How do we handle that?  What perspective can I bring both to myself as one who feels it acutely, as well as to a local church who also feels the vacuum, confusion and loss?  I suppose on one hand we reaffirm what we sing often: “Behold our God, seated on His throne, come let us adore Him.”  He is sovereign and just and good, and His rule and reign is not threatened.  I suppose we cling to the great truths I tried to unpack last Sunday morning – that in all things God is never surprised, that He knows all things that everything that happens, both good and bad, occurs in full accordance with His will.  Our God’s hand is firmly on the steering wheel of church life, and our own lives.  Those were precious truths to be reminded of even yesterday as I connected with a precious couple from Randburg Baptist Church who had been tied and assaulted for 5 ½ hours in an armed robbery on Tuesday night/Wednesday morning…. God knows, God cares, and God’s good and perfect will unfolded even through the grossest acts of human sinfulness.

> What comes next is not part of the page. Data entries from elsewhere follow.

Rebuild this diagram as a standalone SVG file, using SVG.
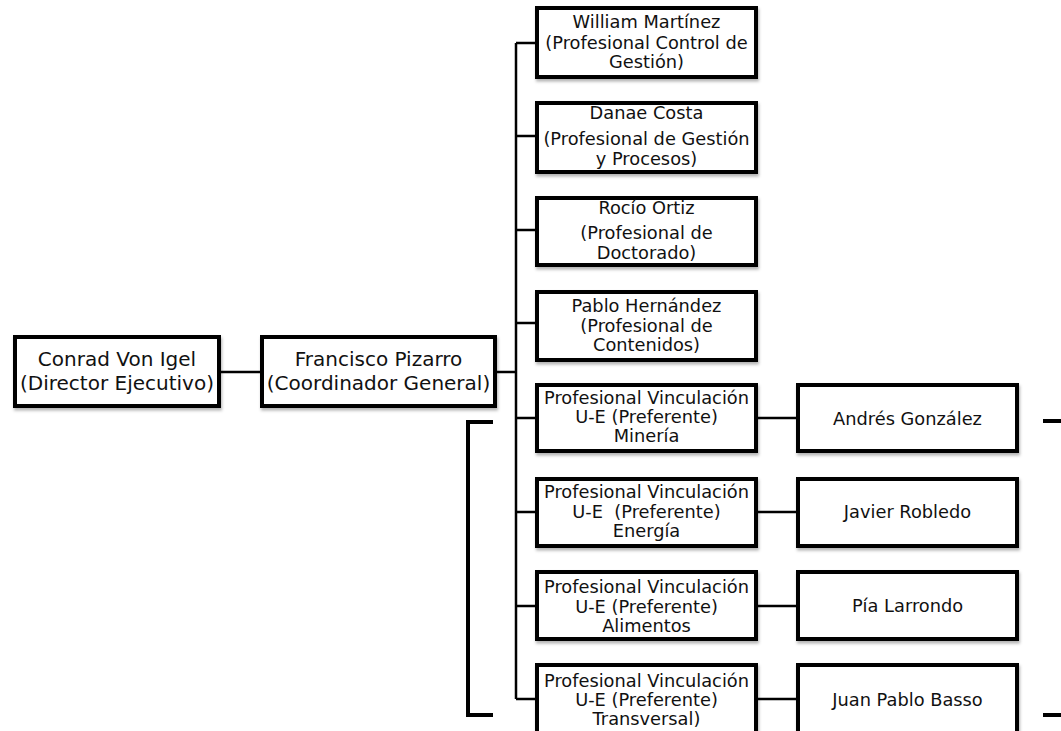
<svg xmlns="http://www.w3.org/2000/svg" width="1061" height="731" viewBox="0 0 1061 731">
<defs>
<filter id="sh" x="-10%" y="-10%" width="120%" height="130%">
<feDropShadow dx="1" dy="2.5" stdDeviation="1.5" flood-color="#000" flood-opacity="0.3"/>
</filter>
<style>
.box{fill:#fff;stroke:#000;stroke-width:4;filter:url(#sh)}
.t{font-family:"DejaVu Sans","Verdana",sans-serif;font-size:17.8px;fill:#111;text-anchor:middle}
.tb{font-family:"DejaVu Sans","Verdana",sans-serif;font-size:20px;fill:#111;text-anchor:middle}
.c{fill:none;stroke:#000;stroke-width:2.5}
.br{fill:none;stroke:#000;stroke-width:4}
</style>
</defs>
<rect width="1061" height="731" fill="#fff"/>
<g id="connectors">
<path class="c" d="M219,372 H262"/>
<path class="c" d="M495,372 H516"/>
<path class="c" d="M516,43 V699"/>
<path class="c" d="M516,43 H537 M516,136 H537 M516,230 H537 M516,323 H537 M516,418 H537 M516,512 H537 M516,606 H537 M516,699 H537"/>
<path class="c" d="M755,418 H798 M755,512 H798 M755,606 H798 M755,699 H798"/>
<path class="br" d="M493,422 H468 V715 H493"/>
<path class="br" d="M1043,421 H1061 M1043,715 H1061"/>
</g>
<g id="conrad">
<rect class="box" x="15" y="337" width="204" height="69"/>
<text class="tb" x="117" y="366">Conrad Von Igel</text>
<text class="tb" x="117" y="390">(Director Ejecutivo)</text>
</g>
<g id="francisco">
<rect class="box" x="262" y="337" width="233" height="69"/>
<text class="tb" x="378.5" y="366">Francisco Pizarro</text>
<text class="tb" x="378.5" y="390">(Coordinador General)</text>
</g>
<g id="william">
<rect class="box" x="537" y="8" width="219" height="69"/>
<text class="t" x="646.5" y="28">William Martínez</text>
<text class="t" x="646.5" y="49">(Profesional Control de</text>
<text class="t" x="646.5" y="68">Gestión)</text>
</g>
<g id="danae">
<rect class="box" x="537" y="103" width="219" height="69"/>
<text class="t" x="646.5" y="119">Danae Costa</text>
<text class="t" x="646.5" y="145">(Profesional de Gestión</text>
<text class="t" x="646.5" y="165">y Procesos)</text>
</g>
<g id="rocio">
<rect class="box" x="537" y="198" width="219" height="67"/>
<text class="t" x="646.5" y="214">Rocío Ortiz</text>
<text class="t" x="646.5" y="239">(Profesional de</text>
<text class="t" x="646.5" y="259">Doctorado)</text>
</g>
<g id="pablo">
<rect class="box" x="537" y="292" width="219" height="68"/>
<text class="t" x="646.5" y="312">Pablo Hernández</text>
<text class="t" x="646.5" y="332">(Profesional de</text>
<text class="t" x="646.5" y="351">Contenidos)</text>
</g>
<g id="mineria">
<rect class="box" x="537" y="385" width="219" height="66"/>
<text class="t" x="646.5" y="404">Profesional Vinculación</text>
<text class="t" x="646.5" y="423">U-E (Preferente)</text>
<text class="t" x="646.5" y="442">Minería</text>
</g>
<g id="energia">
<rect class="box" x="537" y="479" width="219" height="67"/>
<text class="t" x="646.5" y="498">Profesional Vinculación</text>
<text class="t" x="646.5" y="518" xml:space="preserve">U-E  (Preferente)</text>
<text class="t" x="646.5" y="537">Energía</text>
</g>
<g id="alimentos">
<rect class="box" x="537" y="572" width="219" height="67"/>
<text class="t" x="646.5" y="593">Profesional Vinculación</text>
<text class="t" x="646.5" y="613">U-E (Preferente)</text>
<text class="t" x="646.5" y="632">Alimentos</text>
</g>
<g id="transversal">
<rect class="box" x="537" y="665" width="219" height="70"/>
<text class="t" x="646.5" y="687">Profesional Vinculación</text>
<text class="t" x="646.5" y="706">U-E (Preferente)</text>
<text class="t" x="646.5" y="725">Transversal)</text>
</g>
<g id="andres">
<rect class="box" x="798" y="385" width="219" height="66"/>
<text class="t" x="907.5" y="425">Andrés González</text>
</g>
<g id="javier">
<rect class="box" x="798" y="479" width="219" height="67"/>
<text class="t" x="907.5" y="518">Javier Robledo</text>
</g>
<g id="pia">
<rect class="box" x="798" y="572" width="219" height="67"/>
<text class="t" x="907.5" y="612">Pía Larrondo</text>
</g>
<g id="juan">
<rect class="box" x="798" y="665" width="219" height="70"/>
<text class="t" x="907.5" y="706">Juan Pablo Basso</text>
</g>
</svg>
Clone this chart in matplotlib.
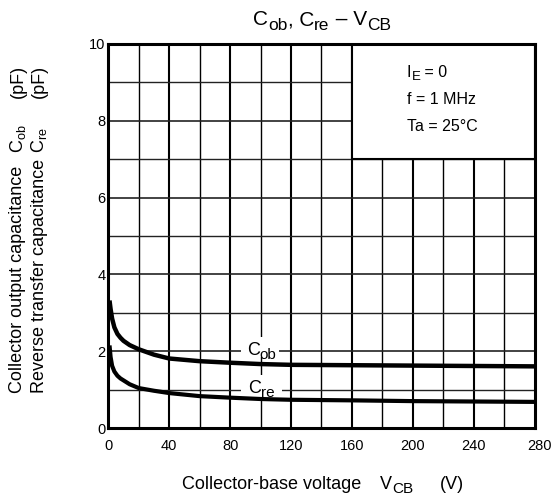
'''
Capacitance vs. collector-base voltage chart (datasheet style).
'''

import matplotlib.pyplot as plt
from matplotlib.patches import Rectangle

plt.rcParams['font.family'] = ['Liberation Sans', 'DejaVu Sans']
plt.rcParams['mathtext.fontset'] = 'custom'
plt.rcParams['mathtext.rm'] = 'Liberation Sans'
plt.rcParams['mathtext.it'] = 'Liberation Sans'

# voltage points in V
V_CB = [0.8, 1.5, 2.5, 4, 6, 8, 10, 14, 20, 30, 40, 60, 80, 100, 120, 160, 200, 240, 280]

# capacitances in pF
C_OB = [3.32, 3.1, 2.85, 2.62, 2.45, 2.35, 2.27, 2.16, 2.05, 1.91, 1.81, 1.74, 1.70,
        1.665, 1.645, 1.635, 1.625, 1.615, 1.605]
C_RE = [2.15, 1.85, 1.62, 1.47, 1.36, 1.29, 1.24, 1.14, 1.04, 0.97, 0.91, 0.83, 0.79,
        0.755, 0.735, 0.72, 0.70, 0.69, 0.68]

X_TICKS = [0, 40, 80, 120, 160, 200, 240, 280]
Y_TICKS = [0, 2, 4, 6, 8, 10]

FIG_W, FIG_H = 551, 501


def px(x, y):
    # pixel position (from top left) to figure fraction
    return x / FIG_W, 1 - y / FIG_H


def draw_runs(fig, x, y, runs, ha='left'):
    # draw text pieces side by side: (text, fontsize, drop in px)
    renderer = fig.canvas.get_renderer()
    texts = []
    widths = []
    for txt, size, dy in runs:
        t = fig.text(0, 0, txt, fontsize=size, ha='left', va='baseline')
        widths.append(t.get_window_extent(renderer).width)
        texts.append((t, dy))
    total = sum(widths)
    cx = x - total / 2 if ha == 'center' else x
    for (t, dy), w in zip(texts, widths):
        t.set_position(px(cx, y + dy))
        cx += w


def draw_grid(ax):
    for x in range(20, 280, 20):
        lw = 1.5 if x % 40 == 0 else 1.0
        ax.axvline(x, color='black', lw=lw, zorder=1)
    for y in range(1, 10):
        lw = 1.2 if y % 2 == 0 else 1.0
        ax.axhline(y, color='#222222', lw=lw, zorder=1)


def plot_chart():
    fig = plt.figure(figsize=(FIG_W / 100, FIG_H / 100), dpi=100)
    ax = fig.add_axes([108.3 / FIG_W, 1 - 428 / FIG_H, 426.2 / FIG_W, 384 / FIG_H])

    ax.set_xlim(0, 280)
    ax.set_ylim(0, 10)
    ax.set_xticks(X_TICKS, labels=[str(v) for v in X_TICKS[:-1]] + [''])
    ax.set_yticks(Y_TICKS)
    ax.tick_params(axis='both', length=0, labelsize=10.5)
    ax.tick_params(axis='x', pad=8)
    ax.tick_params(axis='y', pad=2)
    ax.annotate(str(X_TICKS[-1]), xy=(X_TICKS[-1], 0), xytext=(3.5, -13),
                textcoords='offset points', ha='center', va='center',
                fontsize=10.5, annotation_clip=False)
    for s in ax.spines.values():
        s.set_linewidth(2.2)
        s.set_zorder(5)

    draw_grid(ax)

    # conditions box
    ax.add_patch(Rectangle((160, 7), 120, 3, facecolor='white',
                           edgecolor='black', lw=1.5, zorder=2))

    # white gaps behind the curve labels
    ax.add_patch(Rectangle((87, 1.84), 25, 0.52, facecolor='white',
                           edgecolor='none', zorder=2))
    ax.add_patch(Rectangle((87, 0.82), 27, 0.56, facecolor='white',
                           edgecolor='none', zorder=2))

    ax.plot(V_CB, C_OB, color='black', lw=3.2, zorder=4, solid_capstyle='butt')
    ax.plot(V_CB, C_RE, color='black', lw=3.0, zorder=4, solid_capstyle='butt')

    # conditions text
    draw_runs(fig, 407, 77, [('I', 11.5, 0), ('E', 9.5, 3.5), (' = 0', 11.5, 0)])
    draw_runs(fig, 407, 104, [('f = 1 MHz', 11.5, 0)])
    draw_runs(fig, 407, 131.5, [('Ta = 25°C', 11.5, 0)])

    # curve labels
    draw_runs(fig, 247, 355, [('C', 13, 0), ('ob', 11, 4)])
    draw_runs(fig, 248, 393, [('C', 13, 0), ('re', 11, 4)])

    # title
    draw_runs(fig, 322, 25, [('C', 15, 0), ('ob', 12.5, 4.5), (', C', 15, 0),
                             ('re', 12.5, 4.5), (' – V', 15, 0), ('CB', 12.5, 4.5)],
              ha='center')

    # x label
    draw_runs(fig, 182, 489, [('Collector-base voltage', 13, 0)])
    draw_runs(fig, 380, 489, [('V', 13, 0), ('CB', 11, 4)])
    draw_runs(fig, 440, 489, [('(V)', 13, 0)])

    # y label, two lines
    for x, name, sym in [(18, 'Collector output capacitance', '$\\mathrm{C_{ob}}$'),
                         (39, 'Reverse transfer capacitance', '$\\mathrm{C_{re}}$')]:
        fig.text(*px(x, 393), name, fontsize=13, rotation=90,
                 rotation_mode='anchor', ha='left', va='center')
        fig.text(*px(x, 153), sym, fontsize=13, rotation=90,
                 rotation_mode='anchor', ha='left', va='center')
        fig.text(*px(x, 98), '(pF)', fontsize=13, rotation=90,
                 rotation_mode='anchor', ha='left', va='center')

    plt.savefig('out.png', dpi=100)
    plt.close()


if __name__ == '__main__':
    plot_chart()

Those are the biblical pillars we have to cling to even as we look back at what has unfolded – a year of empty offices.  Those are truths we cling to as we seek to move forward in the murkiness of 2016… despite what happens and despite what the future holds, my God, our God, is still King.  He still reigns.  His justice will still prevail.  He has never ever failed me, you or us as a church, and He will continue to work all things for the good of those that love Him, those called according to His purpose, even as we hit 2016 together.